Think you’ve found the one? You may have, and we hope for you it was love at first sight and has brought you nothing but joy and happiness. However, as many couples have found, the road to finding “the one” is not always a smooth ride.
A good relationship should definitely flow easily and effortlessly however, when two individuals are trying to fit together as a couple compromises have to be made. If this is a problem, then you need to rethink how compatible you are as a couple.
Here, we will look at some ways you can tell if you are really there.

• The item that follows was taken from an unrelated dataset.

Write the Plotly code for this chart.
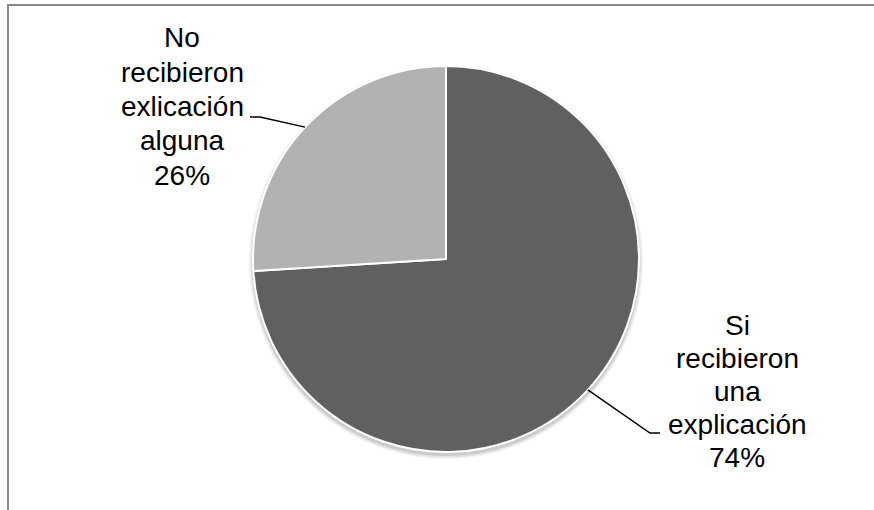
import math
import plotly.graph_objects as go

# Survey answers: did they receive an explanation?
labels = ["Si recibieron una explicación", "No recibieron exlicación alguna"]
label_lines = [
    ["Si", "recibieron", "una", "explicación"],
    ["No", "recibieron", "exlicación", "alguna"],
]
values = [74, 26]
colors = ["#606060", "#b2b2b2"]

W, H = 874, 510
CX, CY, R = 446, 259, 193  # pie centre and radius in pixels


def px(x):
    return x / W


def py(y):
    return 1 - y / H


fig = go.Figure(
    go.Pie(
        labels=labels,
        values=values,
        sort=False,
        direction="clockwise",
        rotation=0,
        marker=dict(colors=colors, line=dict(color="white", width=2)),
        textinfo="none",
        hoverinfo="skip",
        showlegend=False,
        domain=dict(x=[px(CX - R), px(CX + R)], y=[py(CY + R), py(CY - R)]),
    )
)

shapes = []

# soft drop shadow under the pie
for dr, op in [(4, 0.05), (2.5, 0.07), (1, 0.09)]:
    shapes.append(dict(
        type="circle", xref="paper", yref="paper", layer="below",
        x0=px(CX - R - dr), x1=px(CX + R + dr),
        y0=py(CY + 3 + R + dr), y1=py(CY + 3 - R - dr),
        fillcolor=f"rgba(0,0,0,{op})", line=dict(width=0),
    ))

# chart frame
shapes.append(dict(
    type="rect", xref="paper", yref="paper",
    x0=px(8), x1=px(W + 10), y0=py(H + 10), y1=py(5),
    line=dict(color="#888888", width=2), fillcolor="rgba(0,0,0,0)",
))

# label blocks: centre x, first-line y, line step, leader geometry
label_cfg = [
    dict(x=737, y0=325, step=33, edge_angle=math.radians(42.7),
         elbow=(650, 433), end=(660, 433)),
    dict(x=182, y0=38, step=34.3, edge_angle=math.radians(180 + 43.1),
         elbow=(260, 117), end=(250, 117)),
]

annotations = []
for i, cfg in enumerate(label_cfg):
    lines = label_lines[i] + [f"{values[i] * 100 // sum(values)}%"]
    for k, t in enumerate(lines):
        annotations.append(dict(
            text=t, x=px(cfg["x"]), y=py(cfg["y0"] + k * cfg["step"]),
            xref="paper", yref="paper", showarrow=False,
            xanchor="center", yanchor="middle",
            font=dict(family="Liberation Sans, Arial", size=28, color="#000000"),
        ))
    a = cfg["edge_angle"]
    sx = CX + R * math.cos(a)
    sy = CY + R * math.sin(a)
    ex, ey = cfg["elbow"]
    fx, fy = cfg["end"]
    shapes.append(dict(
        type="path", xref="paper", yref="paper",
        path=f"M {px(sx)},{py(sy)} L {px(ex)},{py(ey)} L {px(fx)},{py(fy)}",
        line=dict(color="#000000", width=1.5),
    ))

fig.update_layout(
    width=W, height=H,
    margin=dict(l=0, r=0, t=0, b=0),
    paper_bgcolor="white", plot_bgcolor="white",
    shapes=shapes, annotations=annotations,
)

fig.write_html("out.html")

Can you stand to make compromises for that special someone? If not, or if that has never come up in your relationship before, pump the brakes. If you truly love someone, and they love you, you and your partner should be more than ready and willing to make compromises. These can be as simple as what you will both watch on TV tonight, what you will eat, or as complicated as how many children you will have in the future. Both of you must come to an agreement on this, and at least one of you will have to be willing to compromise.
Get Ready to Know the Person (REALLY Know Them)
You think we are joking here? Can you imagine your significant other, say, using the restroom? How about them with a skin condition? Or imagine them eating a food you really don’t like. Chances are, you will get to know all these things and more (pretty quickly) about the right person. These things should not offend you. Instead, you should see them as a sign that the other person is growing truly comfortable and intimate with you (albeit in a not so traditional way). Be flattered, not grossed out!
Think you have weird fantasies and dreams you could never share with anyone, not even your partner? Most likely, at some point, you will want to. Be sure to keep your conversations, beliefs, and more judgment free with the other person, especially when talking about things like future plans, dreams, and more. Chances are, this is actually a great way to learn more about them, even if you do not entirely agree (see the paragraph about compromises, above). Feel free to hear them out, and even to try some of their unorthodox ideas. You might like them!
If your core values are aligned, and your consideration for each other is your priority, then compromise shouldn’t be a struggle. It is rare that two people meet each other and everything is perfect. Love is not always easy. This may make love seem intimidating and scary, but as we mentioned before, it really shouldn’t be that way at all. It does however, have to be based in reality to be long lasting. If it’s not ‘real’ it won’t last and there’s always a few bumps along the way as you adjust going from a ‘me’ to a ‘we’.
Above all, listen to your intuition … if your red flags are flying take heed! By the same token when you know it’s right, it’s right – don’t second guess yourself based on past experiences you may have had. Enjoy, let your heart go and revel in your new found happiness.